Stop at the line containing "0.788, 0.779, 0.769];": repeat exactly every line of the entries below from the first up to it, plus that line, with pictures omitted.

========================================

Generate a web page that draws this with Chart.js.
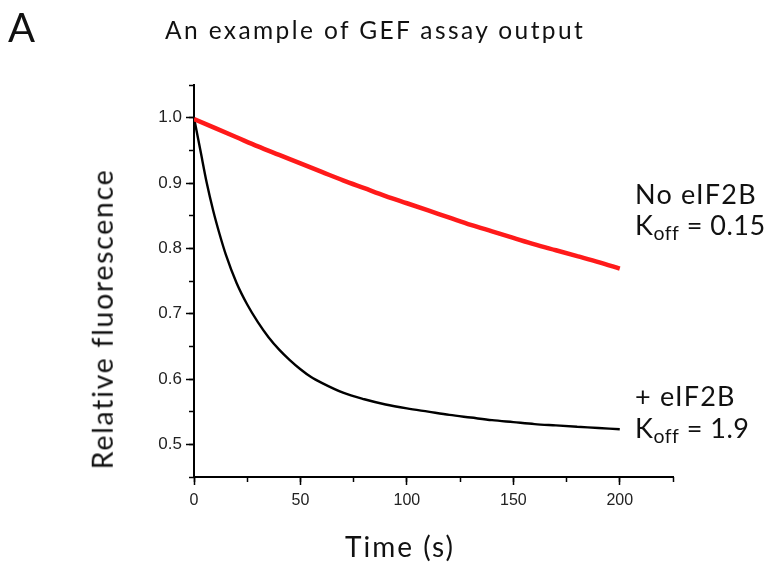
<!DOCTYPE html>
<html>
<head>
<meta charset="utf-8">
<script src="https://cdn.jsdelivr.net/npm/chart.js@4/dist/chart.umd.min.js"></script>
<style>
  html, body { margin: 0; padding: 0; background: #ffffff; }
  #wrap { position: relative; width: 766px; height: 569px; overflow: hidden; background:#fff; }
  canvas { position: absolute; left: 0; top: 0; }
  .t { position: absolute; white-space: nowrap; font-family: Lato, "Open Sans", sans-serif; color: #111; line-height: 1; }
  sub { font-size: 0.72em; vertical-align: -0.28em; line-height: 0; }
</style>
</head>
<body>
<div id="wrap">
  <canvas id="c" width="766" height="569"></canvas>
  <div class="t" id="panel" style="left:8px; top:7px; font-size:40px; font-weight:400;">A</div>
  <div class="t" id="title" style="left:165px; top:17.6px; font-size:24.5px; letter-spacing:2.4px;">An example of GEF assay output</div>
  <div class="t" style="left:635px; top:180px; font-size:27px; letter-spacing:1.2px;">No eIF2B</div>
  <div class="t" style="left:635px; top:211px; font-size:27px; letter-spacing:0.5px;">K<sub>off</sub> = 0.15</div>
  <div class="t" style="left:635px; top:382px; font-size:27px; letter-spacing:1.2px;">+ eIF2B</div>
  <div class="t" style="left:635px; top:414px; font-size:27px; letter-spacing:0.5px;">K<sub>off</sub> = 1.9</div>
  <div class="t" style="left:345px; top:532px; font-size:28px; letter-spacing:2px;">Time (s)</div>
  <div class="t" style="left:102px; top:319px; font-size:28.5px; letter-spacing:1.7px; transform: translate(-50%,-50%) rotate(-90deg); transform-origin: center;">Relative fluorescence</div>
</div>
<script>
// ---- data ----
const timesNoEIF2B = [0, 10, 20, 30, 40, 50, 60, 70, 80, 90, 100, 110, 120, 130, 140, 150, 160, 170, 180, 190, 200];
const fluorNoEIF2B = [0.998, 0.984, 0.970, 0.956, 0.943, 0.930, 0.917, 0.904, 0.892, 0.880, 0.869, 0.858, 0.847, 0.836, 0.826, 0.816, 0.806, 0.797, 0.788, 0.779, 0.769];

const timesPlusEIF2B = [0, 3, 6, 9, 12, 15, 20, 25, 30, 35, 40, 45, 50, 55, 60, 70, 80, 90, 100, 110, 120, 130, 140, 150, 160, 170, 180, 190, 200];
const fluorPlusEIF2B = [1.000, 0.950, 0.900, 0.858, 0.822, 0.790, 0.747, 0.714, 0.687, 0.664, 0.645, 0.629, 0.615, 0.603, 0.594, 0.579, 0.569, 0.561, 0.555, 0.550, 0.545, 0.541, 0.537, 0.534, 0.531, 0.529, 0.527, 0.525, 0.523];

const xTickValues = [0, 50, 100, 150, 200];
const xMinorTickValues = [0, 25, 50, 75, 100, 125, 150, 175, 200, 225];
const yTickValues = [0.5, 0.6, 0.7, 0.8, 0.9, 1.0];
const yMinorTickValues = [0.45, 0.5, 0.55, 0.6, 0.65, 0.7, 0.75, 0.8, 0.85, 0.9, 0.95, 1.0, 1.05];

const toPoints = (xs, ys) => xs.map((x, i) => ({ x: x, y: ys[i] }));
const setTicks = vals => scale => { scale.ticks = vals.map(v => ({ value: v })); };

const xTickFont = { family: '"Liberation Sans", Arial, sans-serif', size: 16 };
const yTickFont = { family: '"Liberation Sans", Arial, sans-serif', size: 17 };

new Chart(document.getElementById('c'), {
  type: 'scatter',
  data: {
    datasets: [
      { label: 'No eIF2B', data: toPoints(timesNoEIF2B, fluorNoEIF2B), showLine: true,
        borderColor: '#ff1a1a', borderWidth: 4.5, pointRadius: 0, cubicInterpolationMode: 'monotone' },
      { label: '+ eIF2B', data: toPoints(timesPlusEIF2B, fluorPlusEIF2B), showLine: true,
        borderColor: '#000000', borderWidth: 2.4, pointRadius: 0, cubicInterpolationMode: 'monotone' }
    ]
  },
  options: {
    responsive: false,
    animation: false,
    devicePixelRatio: 1,
    layout: { padding: { left: 0, right: 93, top: 85, bottom: 62 } },
    plugins: { legend: { display: false }, tooltip: { enabled: false } },
    scales: {
      x: {
        type: 'linear', position: 'bottom', min: 0, max: 225, weight: 1,
        afterBuildTicks: setTicks(xTickValues),
        afterFit: s => { s.height = 30; },
        ticks: { font: xTickFont, color: '#222', padding: 6, maxRotation: 0, autoSkip: false,
                 callback: v => String(v) },
        grid: { drawOnChartArea: false, drawTicks: true, tickLength: 8, tickColor: '#000', tickWidth: 1.5 },
        border: { display: true, color: '#000', width: 2 }
      },
      xMinor: {
        type: 'linear', position: 'bottom', min: 0, max: 225, weight: 0,
        afterBuildTicks: setTicks(xMinorTickValues),
        afterFit: s => { s.height = 0; },
        ticks: { display: false },
        grid: { drawOnChartArea: false, drawTicks: true, tickLength: 5, tickColor: '#000', tickWidth: 1.5 },
        border: { display: false }
      },
      y: {
        type: 'linear', position: 'left', min: 0.45, max: 1.05, weight: 1,
        afterBuildTicks: setTicks(yTickValues),
        afterFit: s => { s.width = 194; },
        ticks: { font: yTickFont, color: '#222', padding: 4, autoSkip: false,
                 callback: v => v.toFixed(1) },
        grid: { drawOnChartArea: false, drawTicks: true, tickLength: 8, tickColor: '#000', tickWidth: 1.5 },
        border: { display: true, color: '#000', width: 2 }
      },
      yMinor: {
        type: 'linear', position: 'left', min: 0.45, max: 1.05, weight: 0,
        afterBuildTicks: setTicks(yMinorTickValues),
        afterFit: s => { s.width = 0; },
        ticks: { display: false },
        grid: { drawOnChartArea: false, drawTicks: true, tickLength: 5, tickColor: '#000', tickWidth: 1.5 },
        border: { display: false }
      }
    }
  }
});
</script>
</body>
</html>
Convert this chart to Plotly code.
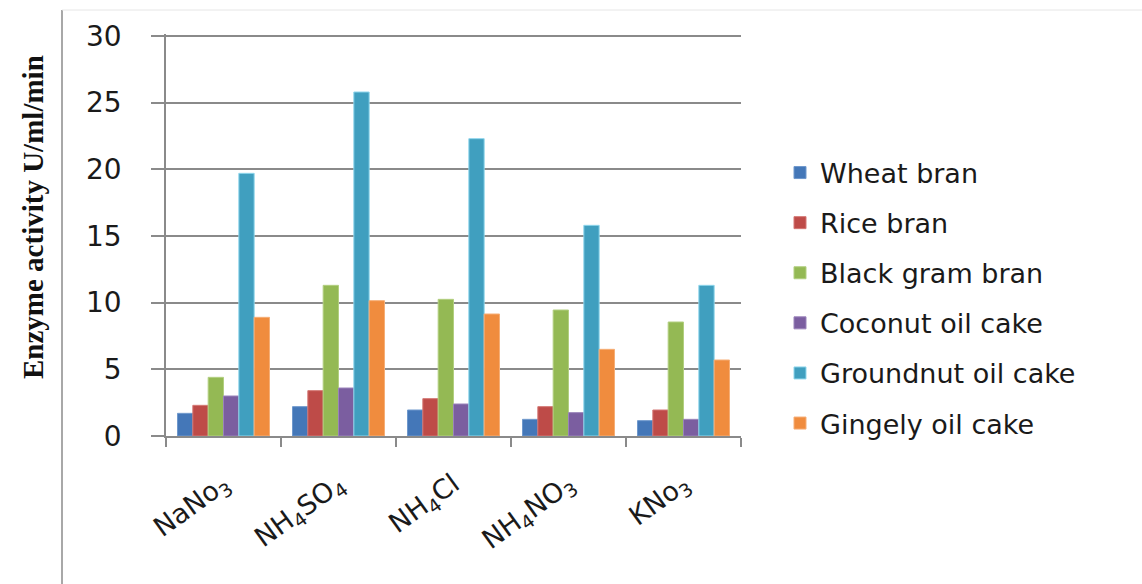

========================================

■ Result of the task
Generate a web page that draws this with Chart.js.
<!DOCTYPE html>
<html>
<head>
<meta charset="utf-8">
<script src="https://cdn.jsdelivr.net/npm/chart.js@4/dist/chart.umd.min.js"></script>
<style>
  html, body { margin: 0; padding: 0; background: #ffffff; }
  #wrap { position: relative; width: 766px; height: 569px; overflow: hidden; background:#fff; }
  canvas { position: absolute; left: 0; top: 0; }
  .t { position: absolute; white-space: nowrap; font-family: Lato, "Open Sans", sans-serif; color: #111; line-height: 1; }
  sub { font-size: 0.72em; vertical-align: -0.28em; line-height: 0; }
</style>
</head>
<body>
<div id="wrap">
  <canvas id="c" width="766" height="569"></canvas>
  <div class="t" id="panel" style="left:8px; top:7px; font-size:40px; font-weight:400;">A</div>
  <div class="t" id="title" style="left:165px; top:17.6px; font-size:24.5px; letter-spacing:2.4px;">An example of GEF assay output</div>
  <div class="t" style="left:635px; top:180px; font-size:27px; letter-spacing:1.2px;">No eIF2B</div>
  <div class="t" style="left:635px; top:211px; font-size:27px; letter-spacing:0.5px;">K<sub>off</sub> = 0.15</div>
  <div class="t" style="left:635px; top:382px; font-size:27px; letter-spacing:1.2px;">+ eIF2B</div>
  <div class="t" style="left:635px; top:414px; font-size:27px; letter-spacing:0.5px;">K<sub>off</sub> = 1.9</div>
  <div class="t" style="left:345px; top:532px; font-size:28px; letter-spacing:2px;">Time (s)</div>
  <div class="t" style="left:102px; top:319px; font-size:28.5px; letter-spacing:1.7px; transform: translate(-50%,-50%) rotate(-90deg); transform-origin: center;">Relative fluorescence</div>
</div>
<script>
// ---- data ----
const timesNoEIF2B = [0, 10, 20, 30, 40, 50, 60, 70, 80, 90, 100, 110, 120, 130, 140, 150, 160, 170, 180, 190, 200];
const fluorNoEIF2B = [0.998, 0.984, 0.970, 0.956, 0.943, 0.930, 0.917, 0.904, 0.892, 0.880, 0.869, 0.858, 0.847, 0.836, 0.826, 0.816, 0.806, 0.797, 0.788, 0.779, 0.769];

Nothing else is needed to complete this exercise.